To do
All lines in which the word "with" occurs are to be extracted.

Record set
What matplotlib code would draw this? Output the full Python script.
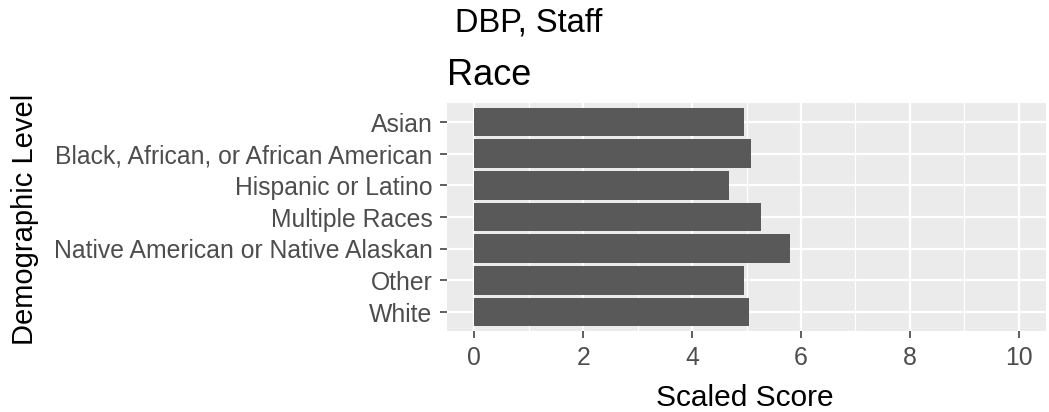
import matplotlib.pyplot as plt
import numpy as np

plt.rcParams['font.family'] = ['Liberation Sans', 'DejaVu Sans']

categories = ["Asian", "Black, African, or African American", "Hispanic or Latino",
              "Multiple Races", "Native American or Native Alaskan", "Other", "White"]
scores = [4.95, 5.09, 4.68, 5.27, 5.79, 4.95, 5.05]
x_ticks = [0, 2, 4, 6, 8, 10]

W, H = 1049, 412
fig = plt.figure(figsize=(W / 100, H / 100), dpi=100)
# panel box in pixels
left, right, top, bottom = 447, 1046, 103, 331
ax = fig.add_axes([left / W, (H - bottom) / H, (right - left) / W, (bottom - top) / H])

ax.set_facecolor('#EBEBEB')
ypos = np.arange(len(categories))[::-1] + 1
ax.barh(ypos, scores, height=0.9, color='#595959', zorder=3)

ax.set_xlim(-0.5, 10.5)
ax.set_ylim(0.4, len(categories) + 0.6)
ax.set_xticks(x_ticks)
ax.set_xticks(np.arange(1, 11, 2), minor=True)
ax.set_yticks(ypos)
ax.set_yticklabels(categories)

ax.grid(which='major', color='white', linewidth=1.6, zorder=0)
ax.grid(which='minor', axis='x', color='white', linewidth=0.8, zorder=0)
for s in ax.spines.values():
    s.set_visible(False)
ax.tick_params(which='major', colors='#333333', labelcolor='#4D4D4D',
               labelsize=17.8, length=5, width=1.1)
ax.tick_params(axis='y', pad=5.5)
ax.tick_params(axis='x', pad=5.5)
ax.tick_params(which='minor', length=0)

# titles and axis labels
ax.set_title('Race', fontsize=26, loc='left', pad=13)
fig.text(455 / W, 1 - 32 / H, 'DBP, Staff', fontsize=23.5, va='baseline', ha='left')
fig.text(745 / W, 1 - 406 / H, 'Scaled Score', fontsize=21.5, va='baseline', ha='center')
fig.text(25 / W, 1 - 219 / H, 'Demographic Level', fontsize=21, rotation=90,
         va='center', ha='center')

fig.savefig('out.png', dpi=100)
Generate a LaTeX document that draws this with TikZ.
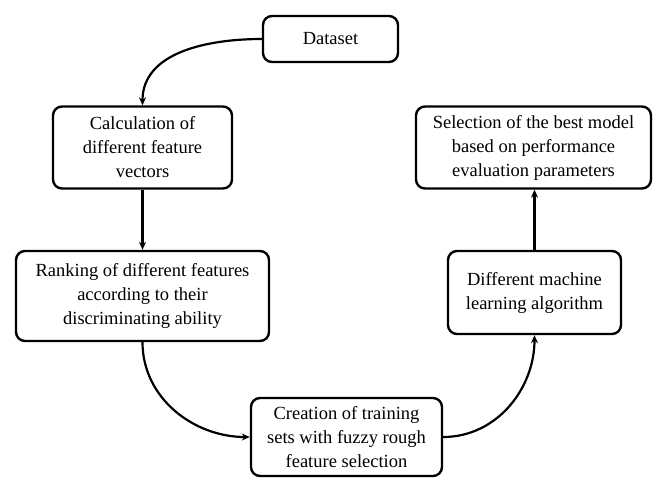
\documentclass[tikz,border=0pt]{standalone}
\usepackage{fontspec}
\setmainfont{Liberation Serif}
\usetikzlibrary{arrows.meta}
\begin{document}
\begin{tikzpicture}[x=1pt,y=-1pt,
  box/.style={draw, line width=2.4pt, rounded corners=9pt, align=center, inner sep=0pt,
    font=\fontsize{18.5}{24}\selectfont},
  conn/.style={line width=2.2pt, -{Stealth[length=8pt,width=7pt]}}]
\useasboundingbox (0,0) rectangle (654,480);
\node[box, minimum width=135pt, minimum height=46pt] (dataset) at (330.5,39) {Dataset};
\node[box, minimum width=179pt, minimum height=82pt] (calc) at (142.5,147.5) {Calculation of\\different feature\\vectors};
\node[box, minimum width=235pt, minimum height=82pt] (select) at (533.5,147.5) {Selection of the best model\\based on performance\\evaluation parameters};
\node[box, minimum width=253pt, minimum height=90pt] (rank) at (142.5,296) {Ranking of different features\\according to their\\discriminating ability};
\node[box, minimum width=173pt, minimum height=83pt] (diff) at (534.5,292.5) {Different machine\\learning algorithm};
\node[box, minimum width=191pt, minimum height=78pt] (create) at (346.5,437) {Creation of training\\sets with fuzzy rough\\feature selection};
\draw[conn] (dataset.west) to[out=180,in=90] (calc.north);
\draw[conn] (calc.south) -- (rank.north);
\draw[conn] (rank.south) to[out=-90,in=180] (create.west);
\draw[conn] (create.east) to[out=0,in=-90] (diff.south);
\draw[conn] (diff.north) -- (select.south -| diff.north);
\end{tikzpicture}
\end{document}
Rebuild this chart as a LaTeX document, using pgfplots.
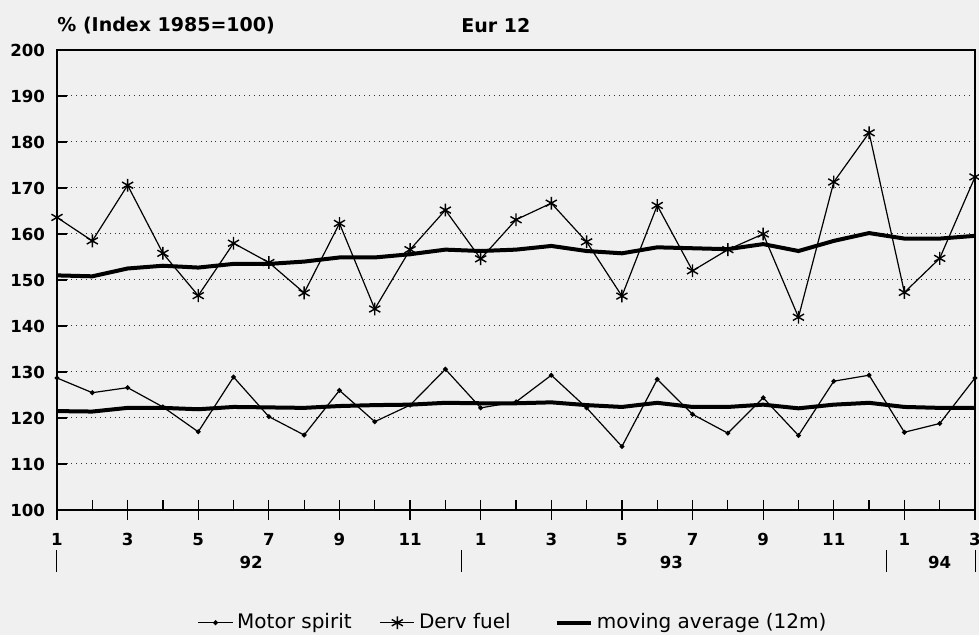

The output
Generate a LaTeX document that draws this with TikZ.
\node[box, minimum width=191pt, minimum height=78pt] (create) at (346.5,437) {Creation of training\\sets with fuzzy rough\\feature selection};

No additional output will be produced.